■ What you are asked to do: Reproduce, word for word, the span of lines starting at the line holding "What Plotly code" and ending at the line holding "group_centers = [0.5, 2.5]". Omit every picture.

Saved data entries
....................

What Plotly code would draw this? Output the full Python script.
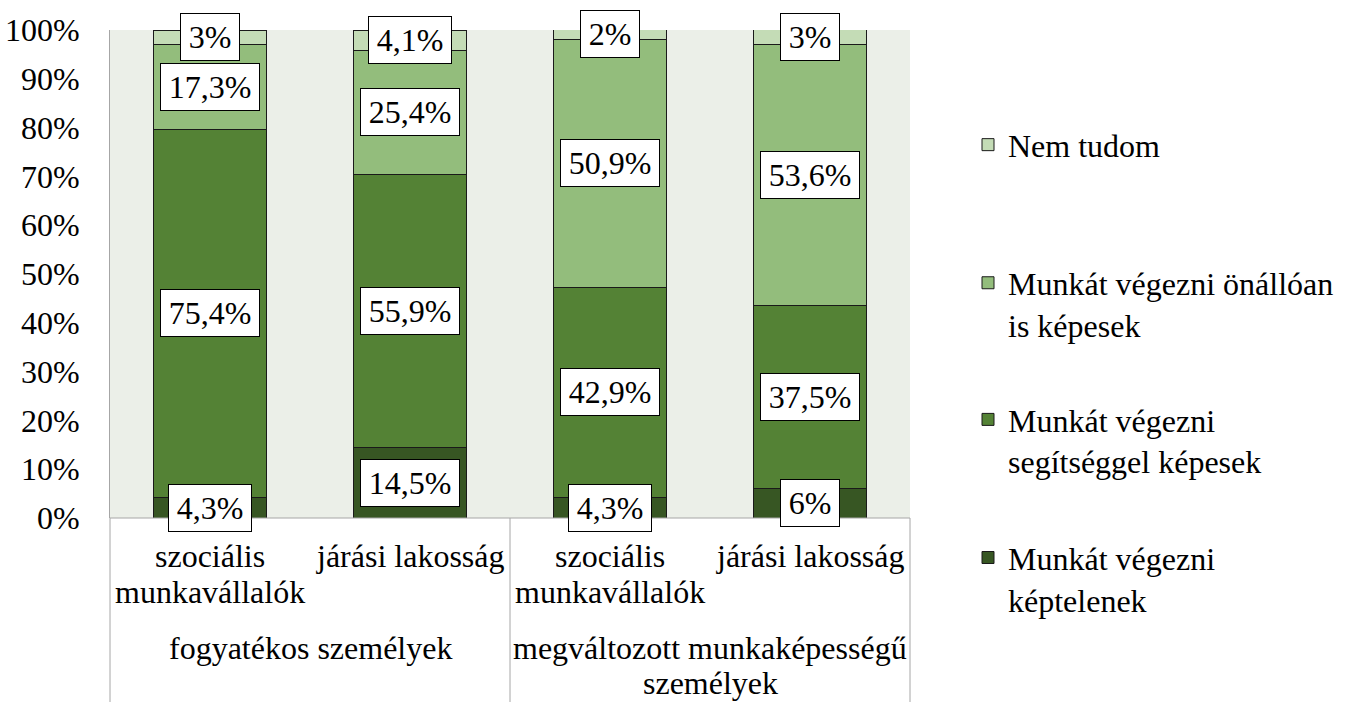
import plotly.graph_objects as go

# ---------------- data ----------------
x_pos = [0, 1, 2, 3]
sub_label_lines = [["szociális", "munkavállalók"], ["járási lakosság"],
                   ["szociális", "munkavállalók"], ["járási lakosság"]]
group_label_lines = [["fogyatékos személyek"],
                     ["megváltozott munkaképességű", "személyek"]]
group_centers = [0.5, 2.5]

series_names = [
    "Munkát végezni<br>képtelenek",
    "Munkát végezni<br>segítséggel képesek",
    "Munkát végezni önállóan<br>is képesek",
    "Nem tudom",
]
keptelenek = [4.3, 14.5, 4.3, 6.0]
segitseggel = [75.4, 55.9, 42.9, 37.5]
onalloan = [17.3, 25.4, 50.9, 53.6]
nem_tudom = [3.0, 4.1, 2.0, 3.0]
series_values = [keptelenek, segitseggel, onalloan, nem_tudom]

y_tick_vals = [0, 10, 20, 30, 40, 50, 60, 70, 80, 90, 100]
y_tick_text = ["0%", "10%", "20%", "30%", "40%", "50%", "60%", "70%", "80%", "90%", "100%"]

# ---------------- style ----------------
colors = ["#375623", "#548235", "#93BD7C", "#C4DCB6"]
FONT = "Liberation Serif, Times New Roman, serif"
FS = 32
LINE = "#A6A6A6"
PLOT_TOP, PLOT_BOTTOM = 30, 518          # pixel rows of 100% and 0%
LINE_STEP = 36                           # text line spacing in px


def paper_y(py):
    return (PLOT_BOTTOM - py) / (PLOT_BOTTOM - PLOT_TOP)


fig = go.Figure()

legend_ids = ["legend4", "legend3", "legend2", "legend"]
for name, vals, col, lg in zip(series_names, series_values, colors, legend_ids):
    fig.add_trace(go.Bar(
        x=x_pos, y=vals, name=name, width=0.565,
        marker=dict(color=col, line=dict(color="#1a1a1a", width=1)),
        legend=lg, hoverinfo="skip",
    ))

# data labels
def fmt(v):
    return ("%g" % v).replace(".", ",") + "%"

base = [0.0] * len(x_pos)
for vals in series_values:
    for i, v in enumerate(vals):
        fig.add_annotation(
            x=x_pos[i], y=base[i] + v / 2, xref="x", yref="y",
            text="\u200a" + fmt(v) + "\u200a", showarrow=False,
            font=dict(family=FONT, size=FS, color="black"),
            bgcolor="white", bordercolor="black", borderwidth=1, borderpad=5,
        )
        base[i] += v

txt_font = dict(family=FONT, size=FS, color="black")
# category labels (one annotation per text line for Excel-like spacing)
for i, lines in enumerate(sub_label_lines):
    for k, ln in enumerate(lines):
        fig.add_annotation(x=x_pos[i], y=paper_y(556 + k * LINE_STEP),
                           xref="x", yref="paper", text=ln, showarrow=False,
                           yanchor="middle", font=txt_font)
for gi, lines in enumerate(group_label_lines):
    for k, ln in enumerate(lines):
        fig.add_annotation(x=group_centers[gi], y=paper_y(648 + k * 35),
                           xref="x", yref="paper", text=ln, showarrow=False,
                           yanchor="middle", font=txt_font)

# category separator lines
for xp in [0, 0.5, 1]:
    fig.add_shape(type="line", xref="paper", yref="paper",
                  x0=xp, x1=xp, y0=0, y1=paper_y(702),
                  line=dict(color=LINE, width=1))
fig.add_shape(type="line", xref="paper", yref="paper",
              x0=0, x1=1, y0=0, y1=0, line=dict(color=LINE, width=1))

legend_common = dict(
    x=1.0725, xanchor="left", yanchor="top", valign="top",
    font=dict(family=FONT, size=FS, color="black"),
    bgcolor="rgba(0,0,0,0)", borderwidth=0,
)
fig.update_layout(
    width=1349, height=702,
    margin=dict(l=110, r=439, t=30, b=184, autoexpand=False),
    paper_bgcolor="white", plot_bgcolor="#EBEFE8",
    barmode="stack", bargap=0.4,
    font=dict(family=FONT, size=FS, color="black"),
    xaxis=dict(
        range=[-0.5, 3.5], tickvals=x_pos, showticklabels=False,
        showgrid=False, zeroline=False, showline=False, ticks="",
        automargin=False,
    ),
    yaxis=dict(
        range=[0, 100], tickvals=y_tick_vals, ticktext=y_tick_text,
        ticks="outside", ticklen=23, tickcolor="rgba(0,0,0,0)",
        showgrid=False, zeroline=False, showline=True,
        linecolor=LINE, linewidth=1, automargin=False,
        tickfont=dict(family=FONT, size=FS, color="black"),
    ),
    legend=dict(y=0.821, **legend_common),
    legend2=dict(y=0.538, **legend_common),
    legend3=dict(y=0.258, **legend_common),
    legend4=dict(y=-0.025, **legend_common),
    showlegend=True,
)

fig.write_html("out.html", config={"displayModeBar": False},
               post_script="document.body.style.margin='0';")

....................

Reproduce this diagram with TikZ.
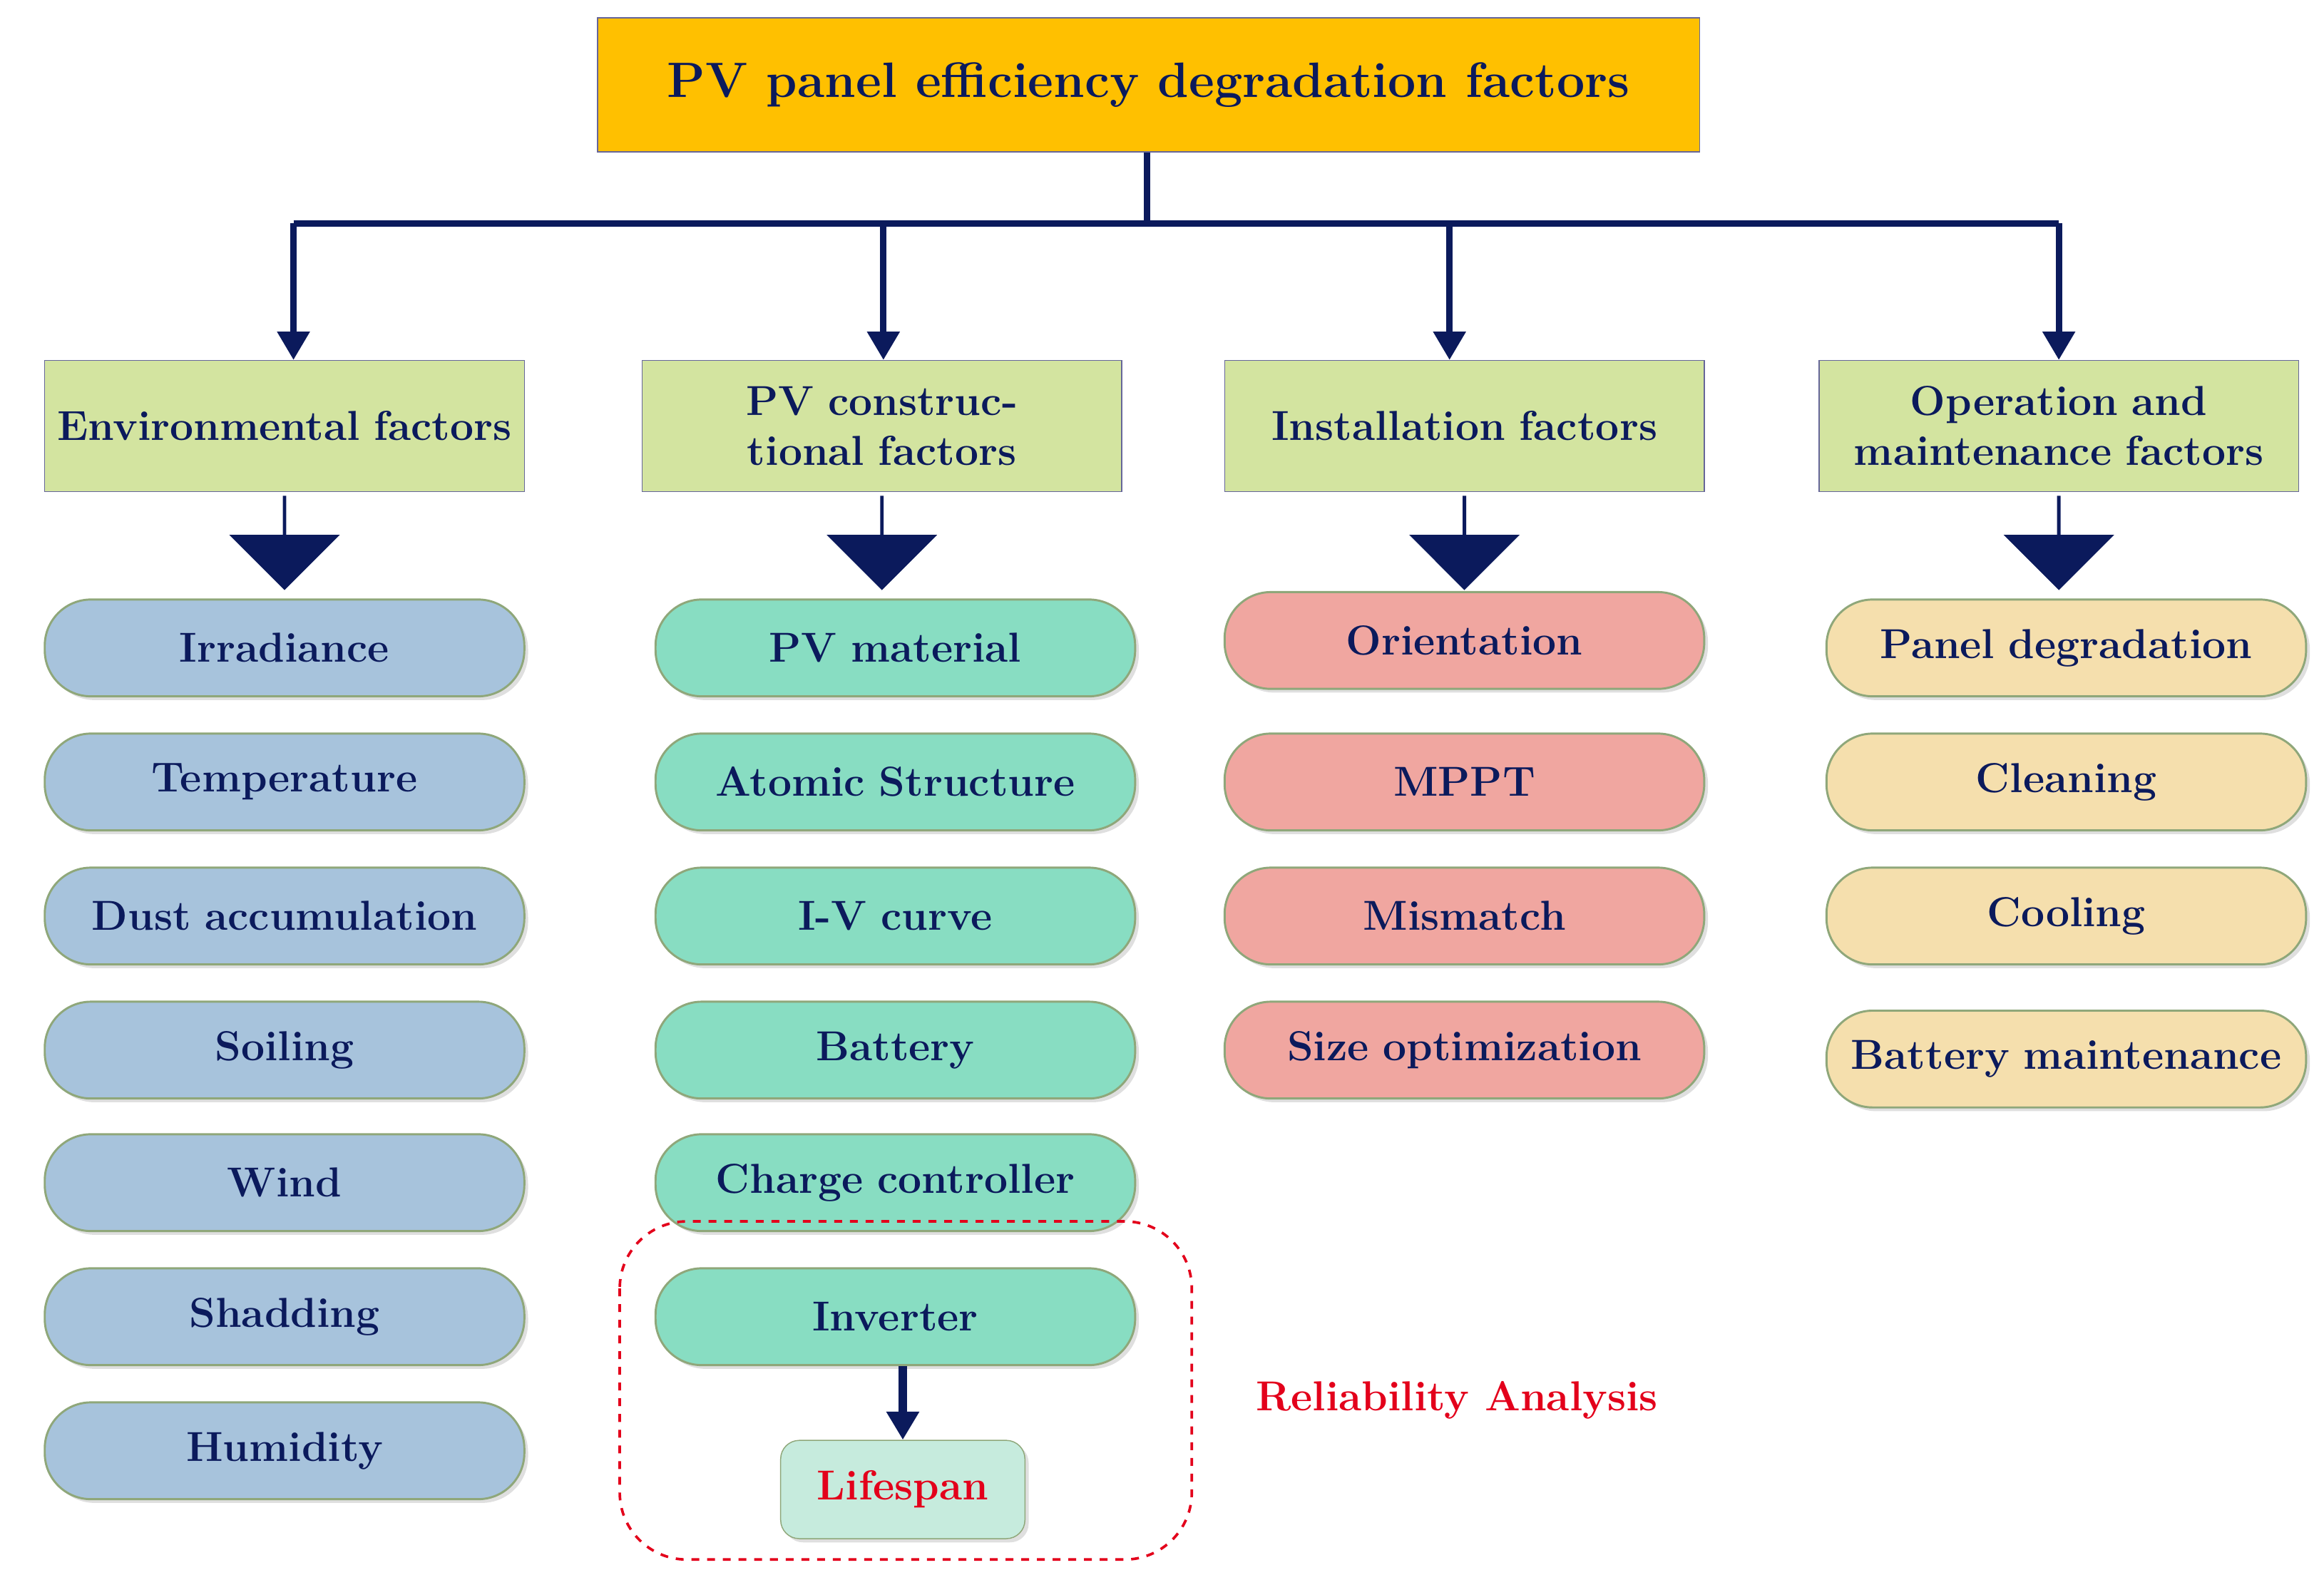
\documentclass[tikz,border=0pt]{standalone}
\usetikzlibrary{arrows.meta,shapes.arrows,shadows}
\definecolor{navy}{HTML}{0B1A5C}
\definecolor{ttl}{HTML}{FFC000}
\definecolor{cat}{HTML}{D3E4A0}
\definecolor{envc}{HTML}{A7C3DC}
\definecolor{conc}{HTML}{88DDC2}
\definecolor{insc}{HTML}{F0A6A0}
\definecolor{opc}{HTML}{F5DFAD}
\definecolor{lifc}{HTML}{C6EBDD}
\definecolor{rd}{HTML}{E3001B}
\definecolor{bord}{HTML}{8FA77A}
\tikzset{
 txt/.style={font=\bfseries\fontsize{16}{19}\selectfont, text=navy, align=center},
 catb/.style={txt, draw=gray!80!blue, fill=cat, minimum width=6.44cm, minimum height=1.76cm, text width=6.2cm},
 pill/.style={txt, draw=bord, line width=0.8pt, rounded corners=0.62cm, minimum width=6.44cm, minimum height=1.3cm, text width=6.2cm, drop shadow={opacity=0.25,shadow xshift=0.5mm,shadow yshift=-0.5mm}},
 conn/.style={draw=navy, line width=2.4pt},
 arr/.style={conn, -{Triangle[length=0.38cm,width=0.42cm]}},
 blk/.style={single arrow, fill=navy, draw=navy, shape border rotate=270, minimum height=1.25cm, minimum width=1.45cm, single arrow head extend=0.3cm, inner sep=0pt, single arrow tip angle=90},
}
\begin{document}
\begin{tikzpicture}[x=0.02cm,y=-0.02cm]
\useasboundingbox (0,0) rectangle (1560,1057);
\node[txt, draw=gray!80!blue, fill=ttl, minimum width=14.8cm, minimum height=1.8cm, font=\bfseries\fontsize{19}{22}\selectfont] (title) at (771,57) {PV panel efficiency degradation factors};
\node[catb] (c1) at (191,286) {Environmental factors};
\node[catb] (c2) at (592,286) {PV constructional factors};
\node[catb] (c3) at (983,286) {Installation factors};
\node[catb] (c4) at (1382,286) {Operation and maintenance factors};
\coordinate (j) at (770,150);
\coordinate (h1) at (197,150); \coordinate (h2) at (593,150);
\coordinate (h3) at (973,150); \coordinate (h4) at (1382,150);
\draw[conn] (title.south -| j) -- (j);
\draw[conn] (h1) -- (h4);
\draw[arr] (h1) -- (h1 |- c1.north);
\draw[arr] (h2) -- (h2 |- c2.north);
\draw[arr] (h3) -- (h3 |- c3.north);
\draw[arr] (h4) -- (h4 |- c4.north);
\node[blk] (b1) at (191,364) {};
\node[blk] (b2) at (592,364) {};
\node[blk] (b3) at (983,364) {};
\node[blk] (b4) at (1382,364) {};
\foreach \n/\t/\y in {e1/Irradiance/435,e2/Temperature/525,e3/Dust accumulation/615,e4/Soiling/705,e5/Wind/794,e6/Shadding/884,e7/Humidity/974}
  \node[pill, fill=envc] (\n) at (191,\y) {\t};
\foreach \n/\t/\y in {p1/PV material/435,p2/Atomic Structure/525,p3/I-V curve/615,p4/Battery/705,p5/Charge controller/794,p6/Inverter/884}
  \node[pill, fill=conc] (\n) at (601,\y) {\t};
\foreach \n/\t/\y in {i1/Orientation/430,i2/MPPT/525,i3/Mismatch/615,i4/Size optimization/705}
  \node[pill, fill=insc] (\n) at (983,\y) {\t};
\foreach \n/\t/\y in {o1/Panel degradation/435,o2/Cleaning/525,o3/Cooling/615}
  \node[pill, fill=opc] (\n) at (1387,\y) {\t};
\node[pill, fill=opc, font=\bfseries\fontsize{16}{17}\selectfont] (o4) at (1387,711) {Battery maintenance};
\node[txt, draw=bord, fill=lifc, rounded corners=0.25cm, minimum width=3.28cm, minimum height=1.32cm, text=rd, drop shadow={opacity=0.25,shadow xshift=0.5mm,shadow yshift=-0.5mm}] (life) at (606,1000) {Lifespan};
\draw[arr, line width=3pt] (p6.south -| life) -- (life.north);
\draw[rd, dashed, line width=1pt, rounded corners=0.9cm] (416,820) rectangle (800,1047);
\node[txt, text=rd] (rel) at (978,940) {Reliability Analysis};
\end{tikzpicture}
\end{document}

....................

■ The completed task:
What Plotly code would draw this? Output the full Python script.
import plotly.graph_objects as go

# ---------------- data ----------------
x_pos = [0, 1, 2, 3]
sub_label_lines = [["szociális", "munkavállalók"], ["járási lakosság"],
                   ["szociális", "munkavállalók"], ["járási lakosság"]]
group_label_lines = [["fogyatékos személyek"],
                     ["megváltozott munkaképességű", "személyek"]]
group_centers = [0.5, 2.5]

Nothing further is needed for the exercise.